Community score: 3.9



What is this?

Amatsuya Kisaragi (better known as Joro) has it all planned out (in the privacy of his mind): he's going to have the perfect high school romantic comedy. To that end, he's got his perky childhood friend Himawari and the elegant student council president Cosmos all lined up, and now all he has to do is wait for them to confess to him and take it from there. When the fateful weekend comes (Cosmos Saturday, Himawari Sunday), he figures his nice guy act has completely paid off and it's all going to work out – and then both girls confess that they're in love with his best friend, whom they saw crying after a lost baseball game. As if that's not bad enough, into the shambles that is his planned love life comes Pansy, the creepy library representative. It turns out that she's the one girl who likes him – but mostly his dark side. Should he just go with it because his high school life is basically doomed, or is there a way out of this nightmare? ORESUKI: Are you the only one who loves me? is based on a light novel. It's available streaming on Funimation and HIDIVE, Wednesdays at 1 pm EST.


How was the first episode?

Rebecca Silverman

Rating:

I admit that I was actively dreading what looked like a by-the-numbers high school romcom. So what a happy surprise this episode was! At first it really does feel like every other shounen harem romance, with its stock characters and cutesy gimmicks, in this case the way apparently absolutely everyone at this high school has a special nickname based on either the translation of their names or alternate readings of the characters.
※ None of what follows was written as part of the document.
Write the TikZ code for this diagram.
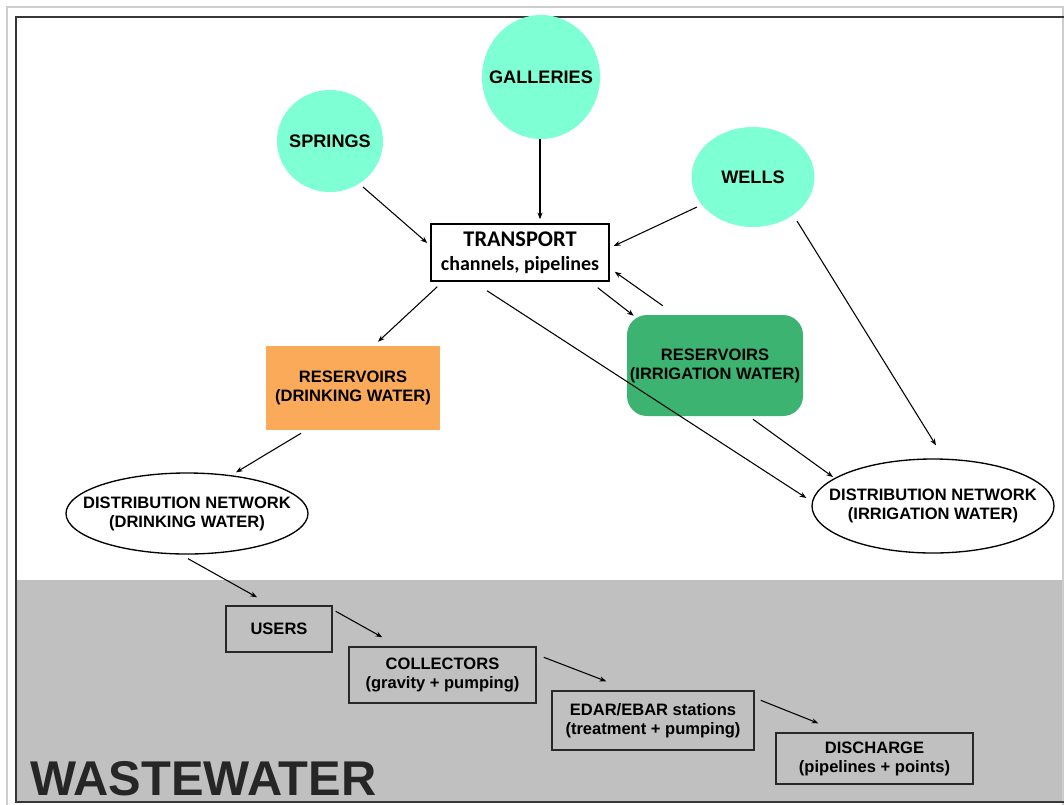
\documentclass[tikz,border=0pt]{standalone}
\usepackage{fontspec}
\usetikzlibrary{shapes.geometric,arrows.meta}
\newfontfamily\arialfont{Liberation Sans}
\newfontfamily\calibfont{Carlito}
\definecolor{mint}{RGB}{127,255,212}
\definecolor{resorange}{RGB}{251,170,90}
\definecolor{resgreen}{RGB}{60,179,113}
\definecolor{wastegray}{RGB}{192,192,192}
\definecolor{framelight}{RGB}{205,205,205}
\definecolor{framedark}{RGB}{55,55,55}
\definecolor{boxline}{RGB}{40,40,40}
\definecolor{wastetext}{RGB}{38,38,38}
\def\pxu{0.75pt}

\begin{document}
\begin{tikzpicture}[x=0.75pt,y=-0.75pt,
  lbl/.style={font=\arialfont\bfseries\fontsize{12.4pt}{14.25pt}\selectfont,
    align=center, inner sep=0pt},
  srclbl/.style={font=\arialfont\bfseries\fontsize{13.6pt}{16pt}\selectfont,
    inner sep=0pt},
  source/.style={ellipse, fill=mint, inner sep=0pt},
  netell/.style={ellipse, draw=black, line width=1pt, fill=white, inner sep=0pt},
  wastebox/.style={rectangle, draw=boxline, line width=1.1pt, inner sep=0pt,
    align=center, font=\arialfont\bfseries\fontsize{12.4pt}{14.25pt}\selectfont},
  flow/.style={-{Stealth[length=5pt,width=3.8pt]}, line width=0.8pt, black}]

% page and frame
\useasboundingbox (0,0) rectangle (1064,804);
\begin{scope}
\clip (0,0) rectangle (1064,804);
\fill[white] (0,0) rectangle (1064,804);
\fill[wastegray] (16,580) rectangle (1064,802);
\draw[framelight, line width=1.5pt] (7,820) -- (7,7) -- (1063,7) -- (1063,820);
\draw[framedark, line width=1.5pt] (1080,16.5) -- (16,16.5) -- (16,802) -- (1080,802);
\end{scope}

% water sources
\node[source, minimum width=106*\pxu, minimum height=102*\pxu] (springs) at (330,141) {};
\node[srclbl] at (springs) {SPRINGS};
\node[source, minimum width=118*\pxu, minimum height=124*\pxu] (galleries) at (541,77) {};
\node[srclbl] at (galleries) {GALLERIES};
\node[source, minimum width=123*\pxu, minimum height=100*\pxu] (wells) at (753,177) {};
\node[srclbl] at (wells) {WELLS};

% transport
\node[rectangle, draw=black, line width=1.1pt, fill=white, inner sep=0pt,
  minimum width=178*\pxu, minimum height=57*\pxu, align=center,
  font=\calibfont\bfseries\fontsize{15pt}{18.4pt}\selectfont]
  (transport) at (520,252.5) {{\fontsize{16.8pt}{18.4pt}\selectfont TRANSPORT}\\channels, pipelines};

% reservoirs
\node[rectangle, fill=resorange, minimum width=174*\pxu, minimum height=84*\pxu,
  lbl] (resdrink) at (353,388) {RESERVOIRS\\(DRINKING WATER)};
\node[rectangle, fill=resgreen, rounded corners=15pt, minimum width=176*\pxu,
  minimum height=101*\pxu, lbl] (resirr) at (715,365.5) {RESERVOIRS\\(IRRIGATION WATER)};

% distribution networks
\node[netell, minimum width=242*\pxu, minimum height=81*\pxu] (distdrink) at (187,513.5) {};
\node[lbl] at (distdrink) {DISTRIBUTION NETWORK\\(DRINKING WATER)};
\node[netell, minimum width=242*\pxu, minimum height=94*\pxu] (distirr) at (933,506) {};
\node[lbl] at (distirr) {DISTRIBUTION NETWORK\\(IRRIGATION WATER)};

% wastewater chain
\node[wastebox, minimum width=106*\pxu, minimum height=46*\pxu] (users) at (279,629) {USERS};
\node[wastebox, minimum width=187*\pxu, minimum height=56*\pxu] (collectors) at (442.5,675)
  {COLLECTORS\\(gravity + pumping)};
\node[wastebox, minimum width=202*\pxu, minimum height=59*\pxu] (edar) at (653,720.5)
  {EDAR/EBAR stations\\(treatment + pumping)};
\node[wastebox, minimum width=197*\pxu, minimum height=51*\pxu] (discharge) at (874.5,758.5)
  {DISCHARGE\\(pipelines + points)};

\node[anchor=base west, inner sep=0pt, text=wastetext,
  font=\arialfont\bfseries\fontsize{36.6pt}{40pt}\selectfont] (wastetitle) at (30,795) {WASTEWATER};

% flows
\draw[flow] ([shift={(33,46)}]springs.center) -- ([shift={(-3,-9.5)}]transport.west);
\draw[flow] ([shift={(-1,0)}]galleries.south) -- ([shift={(20,-4)}]transport.north);
\draw[flow] ([shift={(-56,30)}]wells.center) -- ([shift={(4,-6.5)}]transport.east);
\draw[flow] ([shift={(7,5)}]transport.south west) -- ([shift={(25,-4)}]resdrink.north);
\draw[flow] ([shift={(-33,9)}]transport.south) -- ([shift={(-5,-8)}]distirr.west);
\draw[flow] ([shift={(-12,6)}]transport.south east) -- ([shift={(7,1)}]resirr.north west);
\draw[flow] ([shift={(36,-9)}]resirr.north west) -- ([shift={(5,-10)}]transport.south east);
\draw[flow] ([shift={(44,44)}]wells.center) -- ([shift={(3,-13)}]distirr.north);
\draw[flow] ([shift={(38,3)}]resirr.south) -- ([shift={(-100,-29)}]distirr.center);
\draw[flow] ([shift={(-52,3)}]resdrink.south) -- ([shift={(49,0)}]distdrink.north);
\draw[flow] ([shift={(1,4)}]distdrink.south) -- ([shift={(-22,-8)}]users.north);
\draw[flow] ([shift={(3,6)}]users.north east) -- ([shift={(34,-9)}]collectors.north west);
\draw[flow] ([shift={(7,11)}]collectors.north east) -- ([shift={(55,-9)}]edar.north west);
\draw[flow] ([shift={(6,10)}]edar.north east) -- ([shift={(43,-9)}]discharge.north west);
\end{tikzpicture}
\end{document}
The only real sign we get that we're being mislead is the fact that Pansy, the very first girl we see with Joro, is shown to be reading Robert Louis Stevenson's 1886 novel The Strange Case of Doctor Jekyll and Mister Hyde – a book where a scientist creates a way to separate his “lower” impulses from his “higher” ones.

That, as it turns out, is what Joro has been doing right along, only he seems to have reversed it, using his Jekyll to mask his Hyde rather than deliberately unleashing the latter. When he realizes that it hasn't worked, we get a rehash of the opening scenes, only this time with creepy horror font, gloomy dying flowers, and a decidedly darker tone to Joro's voice. His nice guy act has backfired spectacularly, and the narration and visuals make for a good way to reinforce that; the wilting sunflowers and cosmos do the job well. Essentially the entire first half of the episode was lulling us into a false sense of complacency about what kind of series this planned to be (and I'd hazard that the title, which sounds like most light novel romcom titles, was a part of it), slowly building the absurdity up to the point where self-confessed stalker Pansy has gone out of her way to get a bench identical to the ones Joro had his plans crushed on delivered to the library for her shot at a confession. ORESUKI is fully aware of what it owes genre standards and has every intention of playing with them, from character designs to fanservice, to details like every girl with a flower nickname wearing her signature blossom in her hair.
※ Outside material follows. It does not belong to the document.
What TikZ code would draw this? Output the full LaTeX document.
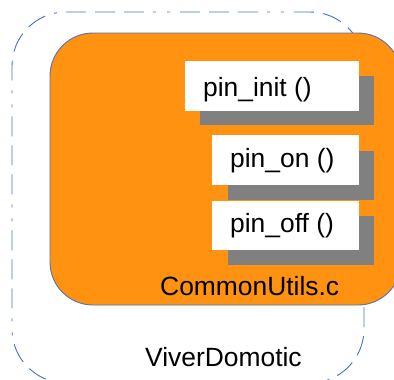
\documentclass[tikz,border=0pt]{standalone}
\usepackage{fontspec}
\setmainfont{Liberation Sans}
\definecolor{modorange}{RGB}{255,147,17}
\definecolor{modedge}{RGB}{84,116,176}
\definecolor{pkgline}{RGB}{68,114,196}
\definecolor{shadowgray}{RGB}{128,128,128}
\tikzset{
  pkgframe/.style={draw=pkgline, line width=0.9pt,
    dash pattern=on 20pt off 9pt on 20pt off 9pt on 20pt off 9pt on 3pt off 11pt on 3pt off 10pt},
  modframe/.style={draw=modedge, line width=0.9pt, fill=modorange},
  fnbox/.style={rectangle, fill=white, draw=none, inner sep=0pt, minimum height=50pt, anchor=north west},
  fnshadow/.style={fill=shadowgray, draw=none},
  lbl/.style={inner sep=0pt, font=\fontsize{26.4}{30}\selectfont},
}
\begin{document}
\begin{tikzpicture}[x=1pt, y=-1pt]
\useasboundingbox (0,0) rectangle (394,380);
\clip (0,0) rectangle (394,380);

% package frame (ViverDomotic), drawn clockwise from the top edge
\draw[pkgframe, rounded corners=54pt]
  (66,12) -- (364,12) -- (364,383) -- (12,383) -- (12,12) -- (66,12);
\node[lbl, anchor=base west] (pkg) at (145,366) {ViverDomotic};

% module CommonUtils.c
\draw[modframe, rounded corners=43pt] (50,33) rectangle (401,305);
\node[lbl, anchor=base west] (mod) at (160,295) {CommonUtils.c};

% pin_init ()
\fill[fnshadow] (200,76) rectangle (374,125);
\node[fnbox, minimum width=174pt] (init) at (185,61) {};
\node[lbl, anchor=base west] (initlbl) at (203,96.7) {pin\_init ()};

% pin_on ()
\fill[fnshadow] (228,151) rectangle (374,200);
\node[fnbox, minimum width=147pt] (on) at (212,135) {};
\node[lbl, anchor=base west] (onlbl) at (230,167.5) {pin\_on ()};

% pin_off ()
\fill[fnshadow] (228,216) rectangle (374,265);
\node[fnbox, minimum width=147pt, minimum height=49pt] (off) at (212,201) {};
\node[lbl, anchor=base west] (offlbl) at (230,232.7) {pin\_off ()};
\end{tikzpicture}
\end{document}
This deliberate execution largely works. The discovery that proclaiming your ordinariness and trying to act like the milquetoast protagonist of a dating sim doesn't make you somehow stand out in reverse is key to Joro, and the fact that Pansy prefers his dark, cynical self has a few shades of shoujo romance heroines who always go for the worst possible romantic option. The build up to the first confession (about Sun-chan) does take a little bit too long, but once the truth drops, things do maintain a much quicker pace, which certainly helps the humor. It doesn't look amazing, but that, too, feels like part of the joke, and Joro's faces are used similarly to how Rista's are in The Hero Is Overpowered but Overly Cautious. Long story short, this wasn't what I was expecting and that turned out to be a good thing – and Wednesdays, at least, look like they won't have a shortage of things to laugh at this season.


Theron Martin
Rating:

Advertising copy for this series was very up-front about most of the major twists – namely, that Joro's childhood friend and the Student Council president were both interested in Joro's best friend (Sun-chan) instead of him, and that the dreary girl actually was interested in him even though he didn't want her attention – so I thought I was going into this series with a pretty good understanding of what to expect. Boy, was that an underestimation! It's the one twist which didn't get advertised which saves this first episode from being just another fan service-flavored romantic comedy: that Joro is being every bit as dishonest as the girls around him are.

That raises the very interesting question about whether or not the honesty of Joro's perspective can be trusted. The president and the childhood friend were both savvy enough to recognize that the other might be a romantic rival, but they are also later shown being very klutzy about carrying out the relatively simple strategy to connect with Sun-chan that Joro laid out for them. That casts doubts on the impression given by the first half that each might have been deliberately manipulating Joro with their sexuality to get him to help her, as he seems to believe; instead they may have just been innocently setting up opportunities to bring the matter up and Joro is applying his own cynical interpretation.

Joro reaching such an interpretation is not because he's bitter (though he is), but because he is the true schemer here. That he was actually putting on an act for everyone specifically to position himself for romantic opportunity is a wonderfully nasty little twist. It also makes it very hard to feel much sympathy for his predicament concerning the two girls, or for that matter, for the situation he's getting into with the third girl who is attracted to Joro's true, twisted self. And that's totally fine. Watching that situation play out, as well as how long the other two girls can stumble around Sun while he remains clueless, is where the entertainment value lies.

The flower-related nickname convention is also a bit interesting, though it's not clear yet whether that is a running joke. So yeah, this one is even juicier than it gives the initial impression for being. It actually might be worth checking out more.